Collected data entries
** start **

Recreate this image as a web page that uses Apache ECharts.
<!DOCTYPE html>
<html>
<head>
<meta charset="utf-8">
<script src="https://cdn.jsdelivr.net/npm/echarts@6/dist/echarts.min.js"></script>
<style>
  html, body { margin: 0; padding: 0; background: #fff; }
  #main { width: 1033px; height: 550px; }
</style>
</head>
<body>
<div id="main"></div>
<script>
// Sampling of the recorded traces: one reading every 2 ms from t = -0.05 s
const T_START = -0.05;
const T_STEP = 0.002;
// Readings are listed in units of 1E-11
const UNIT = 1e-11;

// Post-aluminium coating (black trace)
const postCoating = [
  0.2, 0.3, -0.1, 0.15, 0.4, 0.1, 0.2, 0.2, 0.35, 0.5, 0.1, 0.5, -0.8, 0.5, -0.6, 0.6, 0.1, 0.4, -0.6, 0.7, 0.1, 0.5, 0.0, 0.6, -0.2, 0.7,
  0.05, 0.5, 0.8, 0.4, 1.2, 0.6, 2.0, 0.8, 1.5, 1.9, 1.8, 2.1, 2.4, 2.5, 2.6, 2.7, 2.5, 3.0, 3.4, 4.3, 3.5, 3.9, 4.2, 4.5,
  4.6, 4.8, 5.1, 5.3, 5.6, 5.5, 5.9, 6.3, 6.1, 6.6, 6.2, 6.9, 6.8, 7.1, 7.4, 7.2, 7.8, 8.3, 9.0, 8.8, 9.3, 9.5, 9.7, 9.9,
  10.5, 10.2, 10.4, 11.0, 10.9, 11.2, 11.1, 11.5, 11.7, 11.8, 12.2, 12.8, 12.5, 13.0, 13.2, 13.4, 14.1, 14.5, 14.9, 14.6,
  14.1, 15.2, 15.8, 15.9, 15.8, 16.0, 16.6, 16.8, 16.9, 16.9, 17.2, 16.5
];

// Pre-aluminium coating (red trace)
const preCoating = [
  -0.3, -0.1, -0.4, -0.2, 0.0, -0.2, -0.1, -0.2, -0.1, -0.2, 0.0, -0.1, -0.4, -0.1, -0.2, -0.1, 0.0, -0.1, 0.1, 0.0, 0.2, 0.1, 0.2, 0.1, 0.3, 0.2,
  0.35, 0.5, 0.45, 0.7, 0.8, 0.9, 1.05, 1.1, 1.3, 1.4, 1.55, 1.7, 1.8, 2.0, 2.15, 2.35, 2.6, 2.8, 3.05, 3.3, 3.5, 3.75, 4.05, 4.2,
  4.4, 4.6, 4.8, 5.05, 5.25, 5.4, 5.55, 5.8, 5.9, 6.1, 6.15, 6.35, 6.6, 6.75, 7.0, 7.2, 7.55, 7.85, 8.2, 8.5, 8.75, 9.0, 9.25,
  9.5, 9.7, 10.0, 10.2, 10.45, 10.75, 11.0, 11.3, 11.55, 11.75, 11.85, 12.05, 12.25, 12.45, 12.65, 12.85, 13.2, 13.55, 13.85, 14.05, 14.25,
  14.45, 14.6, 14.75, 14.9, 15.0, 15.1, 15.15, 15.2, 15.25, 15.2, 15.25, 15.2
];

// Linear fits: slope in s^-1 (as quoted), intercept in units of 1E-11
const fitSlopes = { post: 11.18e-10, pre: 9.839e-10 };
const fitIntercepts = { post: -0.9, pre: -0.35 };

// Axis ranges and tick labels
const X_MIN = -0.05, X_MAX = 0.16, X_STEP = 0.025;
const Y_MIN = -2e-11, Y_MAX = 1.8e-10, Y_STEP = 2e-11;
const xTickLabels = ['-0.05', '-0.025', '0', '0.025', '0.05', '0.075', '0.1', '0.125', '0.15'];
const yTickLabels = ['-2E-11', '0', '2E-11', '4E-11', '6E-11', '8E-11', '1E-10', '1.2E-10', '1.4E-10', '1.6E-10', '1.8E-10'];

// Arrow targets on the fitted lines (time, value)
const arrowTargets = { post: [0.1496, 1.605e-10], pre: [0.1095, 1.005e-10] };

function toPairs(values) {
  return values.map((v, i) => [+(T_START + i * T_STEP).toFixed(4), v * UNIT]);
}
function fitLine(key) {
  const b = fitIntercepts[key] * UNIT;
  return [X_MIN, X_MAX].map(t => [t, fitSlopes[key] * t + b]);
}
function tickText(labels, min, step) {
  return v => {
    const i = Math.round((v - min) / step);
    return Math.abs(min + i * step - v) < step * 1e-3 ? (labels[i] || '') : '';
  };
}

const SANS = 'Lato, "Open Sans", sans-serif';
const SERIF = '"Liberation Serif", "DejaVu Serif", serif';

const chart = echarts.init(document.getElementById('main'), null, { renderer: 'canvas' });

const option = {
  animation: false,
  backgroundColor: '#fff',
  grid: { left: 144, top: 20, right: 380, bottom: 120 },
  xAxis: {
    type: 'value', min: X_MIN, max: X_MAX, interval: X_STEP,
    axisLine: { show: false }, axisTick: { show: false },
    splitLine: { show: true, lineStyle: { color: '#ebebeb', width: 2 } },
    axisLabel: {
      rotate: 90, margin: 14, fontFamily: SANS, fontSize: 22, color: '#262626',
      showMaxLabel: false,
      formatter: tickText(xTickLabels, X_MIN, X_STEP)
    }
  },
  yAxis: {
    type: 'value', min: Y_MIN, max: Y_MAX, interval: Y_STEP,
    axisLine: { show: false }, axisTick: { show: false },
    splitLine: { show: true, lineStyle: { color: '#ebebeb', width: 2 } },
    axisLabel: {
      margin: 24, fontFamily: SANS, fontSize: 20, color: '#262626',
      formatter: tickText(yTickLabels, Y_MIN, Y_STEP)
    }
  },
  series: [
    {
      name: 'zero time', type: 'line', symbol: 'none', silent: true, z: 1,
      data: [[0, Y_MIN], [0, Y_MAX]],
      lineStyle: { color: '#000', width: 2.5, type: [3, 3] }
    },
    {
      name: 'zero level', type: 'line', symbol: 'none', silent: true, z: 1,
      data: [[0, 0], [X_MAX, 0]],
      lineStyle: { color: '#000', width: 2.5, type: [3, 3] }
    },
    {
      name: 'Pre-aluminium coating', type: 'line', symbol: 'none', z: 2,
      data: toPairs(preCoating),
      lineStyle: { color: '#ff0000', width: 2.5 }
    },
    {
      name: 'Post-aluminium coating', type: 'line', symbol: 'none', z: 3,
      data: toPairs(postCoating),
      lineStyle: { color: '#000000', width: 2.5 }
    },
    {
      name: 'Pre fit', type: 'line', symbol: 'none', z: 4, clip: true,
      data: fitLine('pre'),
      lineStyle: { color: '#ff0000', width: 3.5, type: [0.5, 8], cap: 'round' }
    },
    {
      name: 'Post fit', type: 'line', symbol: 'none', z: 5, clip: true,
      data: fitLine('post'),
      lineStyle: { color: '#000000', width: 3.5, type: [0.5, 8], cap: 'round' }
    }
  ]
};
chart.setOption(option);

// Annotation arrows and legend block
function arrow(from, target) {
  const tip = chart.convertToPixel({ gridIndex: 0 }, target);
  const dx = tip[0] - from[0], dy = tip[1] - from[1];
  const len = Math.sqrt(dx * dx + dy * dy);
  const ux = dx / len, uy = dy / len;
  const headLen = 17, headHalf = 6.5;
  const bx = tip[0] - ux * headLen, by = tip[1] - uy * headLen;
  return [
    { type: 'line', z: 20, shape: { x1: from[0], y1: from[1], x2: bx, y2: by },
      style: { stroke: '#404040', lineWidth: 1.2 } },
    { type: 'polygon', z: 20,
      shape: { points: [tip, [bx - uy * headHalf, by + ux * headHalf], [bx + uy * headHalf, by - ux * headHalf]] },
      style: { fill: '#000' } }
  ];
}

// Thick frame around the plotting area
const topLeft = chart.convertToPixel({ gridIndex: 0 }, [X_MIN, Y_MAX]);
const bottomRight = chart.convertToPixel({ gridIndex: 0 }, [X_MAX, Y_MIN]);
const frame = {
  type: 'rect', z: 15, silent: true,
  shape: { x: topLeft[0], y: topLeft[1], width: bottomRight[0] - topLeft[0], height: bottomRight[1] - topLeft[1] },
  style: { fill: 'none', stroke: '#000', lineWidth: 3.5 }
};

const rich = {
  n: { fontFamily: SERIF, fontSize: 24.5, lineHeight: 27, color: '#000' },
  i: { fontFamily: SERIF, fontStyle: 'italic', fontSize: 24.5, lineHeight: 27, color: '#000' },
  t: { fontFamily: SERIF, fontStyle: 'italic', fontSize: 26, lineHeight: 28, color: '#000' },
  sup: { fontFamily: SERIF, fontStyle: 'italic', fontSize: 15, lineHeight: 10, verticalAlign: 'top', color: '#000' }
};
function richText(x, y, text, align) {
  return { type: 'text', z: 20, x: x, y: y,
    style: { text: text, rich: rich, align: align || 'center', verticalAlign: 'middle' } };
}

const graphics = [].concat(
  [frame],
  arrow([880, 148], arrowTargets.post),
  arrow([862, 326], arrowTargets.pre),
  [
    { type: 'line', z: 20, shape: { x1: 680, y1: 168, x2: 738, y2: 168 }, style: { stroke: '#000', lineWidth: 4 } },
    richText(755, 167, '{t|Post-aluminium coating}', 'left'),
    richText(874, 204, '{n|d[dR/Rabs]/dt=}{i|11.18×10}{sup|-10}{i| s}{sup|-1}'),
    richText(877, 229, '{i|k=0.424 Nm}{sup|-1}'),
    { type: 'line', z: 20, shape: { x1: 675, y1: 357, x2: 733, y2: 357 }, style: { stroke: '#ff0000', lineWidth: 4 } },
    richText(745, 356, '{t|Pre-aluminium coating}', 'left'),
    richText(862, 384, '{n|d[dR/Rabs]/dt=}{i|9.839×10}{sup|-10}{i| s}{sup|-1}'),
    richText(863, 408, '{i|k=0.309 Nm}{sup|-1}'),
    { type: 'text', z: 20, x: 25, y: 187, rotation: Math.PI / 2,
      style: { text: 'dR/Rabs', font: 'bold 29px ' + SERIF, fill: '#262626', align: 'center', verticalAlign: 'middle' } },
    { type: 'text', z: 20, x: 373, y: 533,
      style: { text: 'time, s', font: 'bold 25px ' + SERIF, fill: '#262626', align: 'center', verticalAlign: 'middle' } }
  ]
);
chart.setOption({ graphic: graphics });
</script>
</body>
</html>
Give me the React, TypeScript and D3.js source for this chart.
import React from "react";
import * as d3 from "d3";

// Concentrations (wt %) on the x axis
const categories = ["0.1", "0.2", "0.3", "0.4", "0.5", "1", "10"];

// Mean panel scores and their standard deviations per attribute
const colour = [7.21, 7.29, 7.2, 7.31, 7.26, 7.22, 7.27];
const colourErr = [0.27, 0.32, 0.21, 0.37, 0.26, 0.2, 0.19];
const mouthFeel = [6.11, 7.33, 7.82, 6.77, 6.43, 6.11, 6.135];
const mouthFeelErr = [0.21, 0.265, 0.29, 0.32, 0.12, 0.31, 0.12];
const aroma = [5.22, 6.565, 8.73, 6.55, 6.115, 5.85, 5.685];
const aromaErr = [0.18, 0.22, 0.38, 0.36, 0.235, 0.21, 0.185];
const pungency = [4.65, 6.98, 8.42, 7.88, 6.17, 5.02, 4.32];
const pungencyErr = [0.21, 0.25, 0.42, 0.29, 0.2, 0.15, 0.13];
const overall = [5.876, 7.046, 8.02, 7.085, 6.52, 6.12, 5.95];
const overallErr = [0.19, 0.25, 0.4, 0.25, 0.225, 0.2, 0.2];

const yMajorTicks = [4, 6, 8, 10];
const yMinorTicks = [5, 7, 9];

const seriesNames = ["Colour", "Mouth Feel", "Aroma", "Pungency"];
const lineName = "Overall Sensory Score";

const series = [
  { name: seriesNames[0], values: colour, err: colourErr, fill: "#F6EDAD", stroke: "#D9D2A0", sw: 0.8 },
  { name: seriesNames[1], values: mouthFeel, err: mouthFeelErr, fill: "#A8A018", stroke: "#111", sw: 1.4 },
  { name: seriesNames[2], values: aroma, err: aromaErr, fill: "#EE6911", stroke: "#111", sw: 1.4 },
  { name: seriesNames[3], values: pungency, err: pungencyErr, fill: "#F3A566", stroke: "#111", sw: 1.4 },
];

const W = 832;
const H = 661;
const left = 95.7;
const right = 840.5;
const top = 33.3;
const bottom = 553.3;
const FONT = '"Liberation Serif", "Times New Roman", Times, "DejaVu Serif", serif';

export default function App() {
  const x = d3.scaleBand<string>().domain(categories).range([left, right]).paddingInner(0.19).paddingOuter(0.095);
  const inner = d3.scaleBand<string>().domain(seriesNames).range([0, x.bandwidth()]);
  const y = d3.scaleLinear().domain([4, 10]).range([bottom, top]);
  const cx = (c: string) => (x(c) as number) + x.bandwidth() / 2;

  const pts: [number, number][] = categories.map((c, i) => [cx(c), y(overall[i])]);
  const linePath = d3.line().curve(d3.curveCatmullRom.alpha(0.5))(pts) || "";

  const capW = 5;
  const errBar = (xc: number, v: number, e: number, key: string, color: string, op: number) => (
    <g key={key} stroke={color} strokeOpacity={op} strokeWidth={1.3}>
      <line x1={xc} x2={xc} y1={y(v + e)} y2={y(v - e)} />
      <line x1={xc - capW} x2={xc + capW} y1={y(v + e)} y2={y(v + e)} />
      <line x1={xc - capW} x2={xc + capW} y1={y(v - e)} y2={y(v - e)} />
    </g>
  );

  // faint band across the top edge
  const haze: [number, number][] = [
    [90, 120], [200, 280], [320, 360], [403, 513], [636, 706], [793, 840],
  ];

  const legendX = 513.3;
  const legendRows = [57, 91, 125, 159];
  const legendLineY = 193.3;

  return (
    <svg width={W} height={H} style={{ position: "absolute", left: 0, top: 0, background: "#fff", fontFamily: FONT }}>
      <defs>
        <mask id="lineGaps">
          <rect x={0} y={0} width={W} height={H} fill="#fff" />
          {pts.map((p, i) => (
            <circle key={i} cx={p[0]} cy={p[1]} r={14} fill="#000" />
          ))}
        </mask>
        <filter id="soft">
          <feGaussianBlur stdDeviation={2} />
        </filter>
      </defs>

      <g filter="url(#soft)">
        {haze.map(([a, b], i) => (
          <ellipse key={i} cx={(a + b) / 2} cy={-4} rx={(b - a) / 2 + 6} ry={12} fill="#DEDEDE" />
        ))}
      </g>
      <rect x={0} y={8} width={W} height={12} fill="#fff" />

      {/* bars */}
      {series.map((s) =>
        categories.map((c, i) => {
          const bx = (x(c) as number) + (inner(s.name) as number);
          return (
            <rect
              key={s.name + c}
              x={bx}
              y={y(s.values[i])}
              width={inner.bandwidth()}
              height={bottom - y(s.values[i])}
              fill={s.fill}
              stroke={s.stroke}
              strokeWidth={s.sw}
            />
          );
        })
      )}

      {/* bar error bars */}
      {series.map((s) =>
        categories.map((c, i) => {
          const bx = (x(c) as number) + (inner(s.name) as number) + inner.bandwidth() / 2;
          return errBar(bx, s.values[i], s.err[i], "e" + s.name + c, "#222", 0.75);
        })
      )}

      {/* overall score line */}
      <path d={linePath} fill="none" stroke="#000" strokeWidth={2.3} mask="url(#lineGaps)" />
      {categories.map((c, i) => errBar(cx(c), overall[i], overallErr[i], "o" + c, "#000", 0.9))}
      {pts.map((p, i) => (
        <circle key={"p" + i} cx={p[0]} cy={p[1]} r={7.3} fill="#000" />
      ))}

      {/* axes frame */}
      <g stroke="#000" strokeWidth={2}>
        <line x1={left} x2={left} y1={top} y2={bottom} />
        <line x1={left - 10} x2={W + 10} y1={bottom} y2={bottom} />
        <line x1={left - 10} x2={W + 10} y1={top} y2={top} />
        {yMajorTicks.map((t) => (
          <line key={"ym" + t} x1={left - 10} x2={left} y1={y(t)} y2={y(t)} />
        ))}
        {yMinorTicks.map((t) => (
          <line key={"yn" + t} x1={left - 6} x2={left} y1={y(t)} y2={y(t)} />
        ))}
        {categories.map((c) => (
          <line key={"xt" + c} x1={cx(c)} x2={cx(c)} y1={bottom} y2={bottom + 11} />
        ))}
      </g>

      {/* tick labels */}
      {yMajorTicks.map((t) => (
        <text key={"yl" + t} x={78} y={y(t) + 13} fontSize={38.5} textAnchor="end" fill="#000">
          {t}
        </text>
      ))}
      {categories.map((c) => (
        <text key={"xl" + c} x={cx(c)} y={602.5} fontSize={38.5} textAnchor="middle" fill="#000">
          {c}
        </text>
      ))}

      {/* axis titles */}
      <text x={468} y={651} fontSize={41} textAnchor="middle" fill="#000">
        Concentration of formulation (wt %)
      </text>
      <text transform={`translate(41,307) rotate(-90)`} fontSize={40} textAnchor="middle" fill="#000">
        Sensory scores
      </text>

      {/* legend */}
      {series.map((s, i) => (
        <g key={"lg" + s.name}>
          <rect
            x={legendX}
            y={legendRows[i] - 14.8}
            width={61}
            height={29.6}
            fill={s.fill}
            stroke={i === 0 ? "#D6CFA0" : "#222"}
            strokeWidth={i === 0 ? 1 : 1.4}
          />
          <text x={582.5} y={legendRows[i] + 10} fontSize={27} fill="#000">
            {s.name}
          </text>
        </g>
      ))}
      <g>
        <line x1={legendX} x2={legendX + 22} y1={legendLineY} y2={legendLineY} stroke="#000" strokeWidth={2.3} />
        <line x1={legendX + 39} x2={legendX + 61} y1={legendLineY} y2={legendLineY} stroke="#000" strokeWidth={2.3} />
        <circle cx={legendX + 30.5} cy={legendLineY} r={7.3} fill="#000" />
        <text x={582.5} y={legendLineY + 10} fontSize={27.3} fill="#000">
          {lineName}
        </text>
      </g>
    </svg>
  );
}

** end **

**YOUR GOAL**
Only the lines from the beginning of the material to the line containing "-0.9, pre: -0.35" should be echoed, verbatim and in full.

**TASK RESULT**
Recreate this image as a web page that uses Apache ECharts.
<!DOCTYPE html>
<html>
<head>
<meta charset="utf-8">
<script src="https://cdn.jsdelivr.net/npm/echarts@6/dist/echarts.min.js"></script>
<style>
  html, body { margin: 0; padding: 0; background: #fff; }
  #main { width: 1033px; height: 550px; }
</style>
</head>
<body>
<div id="main"></div>
<script>
// Sampling of the recorded traces: one reading every 2 ms from t = -0.05 s
const T_START = -0.05;
const T_STEP = 0.002;
// Readings are listed in units of 1E-11
const UNIT = 1e-11;

// Post-aluminium coating (black trace)
const postCoating = [
  0.2, 0.3, -0.1, 0.15, 0.4, 0.1, 0.2, 0.2, 0.35, 0.5, 0.1, 0.5, -0.8, 0.5, -0.6, 0.6, 0.1, 0.4, -0.6, 0.7, 0.1, 0.5, 0.0, 0.6, -0.2, 0.7,
  0.05, 0.5, 0.8, 0.4, 1.2, 0.6, 2.0, 0.8, 1.5, 1.9, 1.8, 2.1, 2.4, 2.5, 2.6, 2.7, 2.5, 3.0, 3.4, 4.3, 3.5, 3.9, 4.2, 4.5,
  4.6, 4.8, 5.1, 5.3, 5.6, 5.5, 5.9, 6.3, 6.1, 6.6, 6.2, 6.9, 6.8, 7.1, 7.4, 7.2, 7.8, 8.3, 9.0, 8.8, 9.3, 9.5, 9.7, 9.9,
  10.5, 10.2, 10.4, 11.0, 10.9, 11.2, 11.1, 11.5, 11.7, 11.8, 12.2, 12.8, 12.5, 13.0, 13.2, 13.4, 14.1, 14.5, 14.9, 14.6,
  14.1, 15.2, 15.8, 15.9, 15.8, 16.0, 16.6, 16.8, 16.9, 16.9, 17.2, 16.5
];

// Pre-aluminium coating (red trace)
const preCoating = [
  -0.3, -0.1, -0.4, -0.2, 0.0, -0.2, -0.1, -0.2, -0.1, -0.2, 0.0, -0.1, -0.4, -0.1, -0.2, -0.1, 0.0, -0.1, 0.1, 0.0, 0.2, 0.1, 0.2, 0.1, 0.3, 0.2,
  0.35, 0.5, 0.45, 0.7, 0.8, 0.9, 1.05, 1.1, 1.3, 1.4, 1.55, 1.7, 1.8, 2.0, 2.15, 2.35, 2.6, 2.8, 3.05, 3.3, 3.5, 3.75, 4.05, 4.2,
  4.4, 4.6, 4.8, 5.05, 5.25, 5.4, 5.55, 5.8, 5.9, 6.1, 6.15, 6.35, 6.6, 6.75, 7.0, 7.2, 7.55, 7.85, 8.2, 8.5, 8.75, 9.0, 9.25,
  9.5, 9.7, 10.0, 10.2, 10.45, 10.75, 11.0, 11.3, 11.55, 11.75, 11.85, 12.05, 12.25, 12.45, 12.65, 12.85, 13.2, 13.55, 13.85, 14.05, 14.25,
  14.45, 14.6, 14.75, 14.9, 15.0, 15.1, 15.15, 15.2, 15.25, 15.2, 15.25, 15.2
];

// Linear fits: slope in s^-1 (as quoted), intercept in units of 1E-11
const fitSlopes = { post: 11.18e-10, pre: 9.839e-10 };
const fitIntercepts = { post: -0.9, pre: -0.35 };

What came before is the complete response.